Golden Feelings is arguably Beck's most obscure and unrepresentative album, being a cassette-only, lo-fi experimental folk-noise project. Recorded on a four-track cassette, it is a scattershot collection of bizarre spoken-word pieces, sound collages, and primitive folk-punk that is nearly impenetrable. It gave no hint of the polished, sample-heavy, and catchy slacker-pop genius of his commercial breakthrough, 'Loser', leaving behind instead a strange, sonic footnote of noise.
And two we're on the fence about...
Thin Lizzy – Thin Lizzy (1971)

Thin Lizzy’s self-titled debut is a perfectly respectable early-’70s rock record – but it gives almost no hint of the swaggering, twin-guitar glory that would soon define them. Instead of the hard-edged riffs, anthemic choruses, and street-poet charisma of Jailbreak or Bad Reputation, the album leans toward mellow blues, folk-rock, and introverted, sometimes tentative songwriting.

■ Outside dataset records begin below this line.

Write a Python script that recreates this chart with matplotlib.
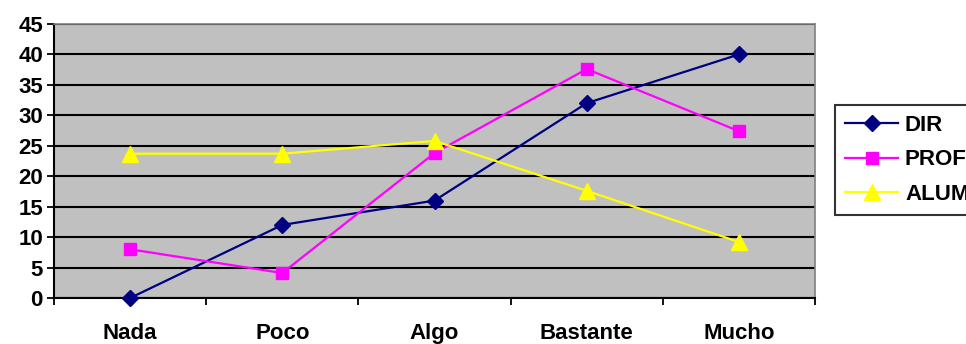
import matplotlib
matplotlib.use("Agg")
import matplotlib.pyplot as plt
import numpy as np

categories = ["Nada", "Poco", "Algo", "Bastante", "Mucho"]
dir_vals = [0, 12, 16, 32, 40]
prof_vals = [8, 4.1, 23.8, 37.6, 27.4]
alum_vals = [23.7, 23.7, 25.8, 17.6, 9.2]
y_ticks = [0, 5, 10, 15, 20, 25, 30, 35, 40, 45]

plt.rcParams['font.family'] = ['Liberation Sans', 'DejaVu Sans']
plt.rcParams['font.weight'] = 'bold'

W, H = 966, 344
fig = plt.figure(figsize=(W / 100, H / 100), dpi=100)
ax = fig.add_axes([54 / W, (H - 298) / H, (815 - 54) / W, (298 - 24) / H])
ax.set_facecolor("#c0c0c0")

x = np.arange(len(categories))
ax.plot(x, dir_vals, color="#000080", lw=1.6, marker="D", ms=8.5,
        label="DIR", clip_on=False, zorder=4)
ax.plot(x, prof_vals, color="#ff00ff", lw=1.6, marker="s", ms=9,
        label="PROF", clip_on=False, zorder=4)
ax.plot(x, alum_vals, color="#ffff00", lw=1.6, marker="^", ms=11,
        label="ALUM", clip_on=False, zorder=4)

ax.set_xlim(-0.5, len(categories) - 0.5)
ax.set_ylim(0, 45)
ax.set_yticks(y_ticks)
ax.set_yticklabels([str(v) for v in y_ticks], fontsize=16, fontweight="bold")
ax.yaxis.grid(True, color="black", lw=1.5)
ax.set_axisbelow(True)

ax.set_xticks(x)
ax.set_xticklabels(categories, fontsize=16, fontweight="bold")
ax.set_xticks(np.arange(-0.5, len(categories), 1), minor=True)
ax.tick_params(axis="x", which="major", length=0, pad=18)
ax.tick_params(axis="x", which="minor", length=5, width=1.3, color="black")
ax.tick_params(axis="y", length=5, width=1.3, color="black", pad=3)

for side in ("top", "right"):
    ax.spines[side].set_color("#808080")
    ax.spines[side].set_linewidth(1.2)
for side in ("left", "bottom"):
    ax.spines[side].set_color("black")
    ax.spines[side].set_linewidth(1.5)

leg = fig.legend(loc="upper left", bbox_to_anchor=(835 / W, 1 - 105 / H),
                 frameon=True, fancybox=False, edgecolor="black",
                 prop={"size": 16, "weight": "bold"}, handlelength=2.4,
                 borderpad=0.45, labelspacing=0.6, handletextpad=0.3,
                 borderaxespad=0)
leg.get_frame().set_linewidth(1.5)

fig.savefig("out.png", dpi=100, facecolor="white")
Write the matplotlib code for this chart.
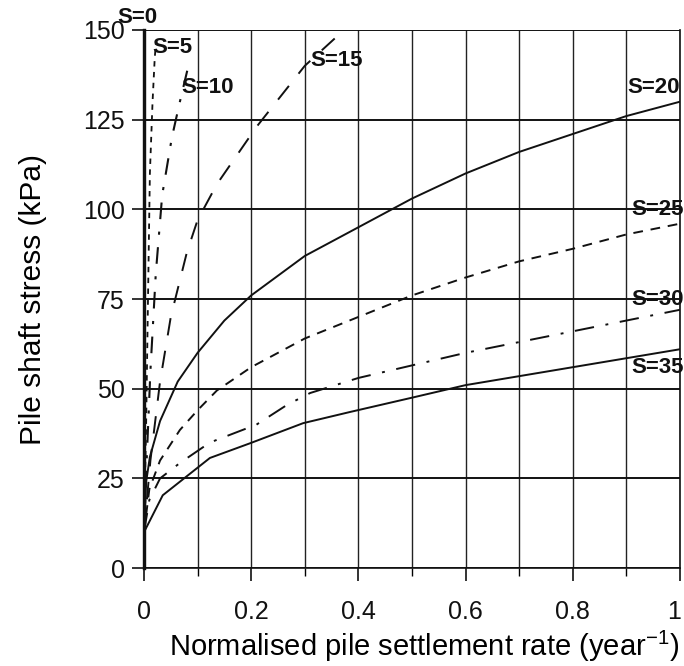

Phil Lynott’s lyrical sensitivity is already evident, but the band sounds unsure of its direction, still experimenting rather than igniting. Pleasant yet subdued, it’s a far cry from the confident, electrifying Thin Lizzy they would quickly evolve into.
Joni Mitchell – Song to a Seagull (1968)

Bordering on the unfair, this one, as Joni Mitchell's debut is actually a fairly beautiful, if flawed, acoustic folk record. However, Song to a Seagull is hamstring by an overly ethereal and somewhat naïve production style. The album often struggles with overly precious vocal deliveries and simple arrangements that lack the complex open tunings, sophisticated jazz phrasing, and raw, emotional complexity that Mitchell quickly mastered on Blue and Hejira.
Seagull hints at the poet she would become but doesn't fully demonstrate the mastery. Hardly a bad record, but not fit to keep company with some of the masterpieces that would very soon follow.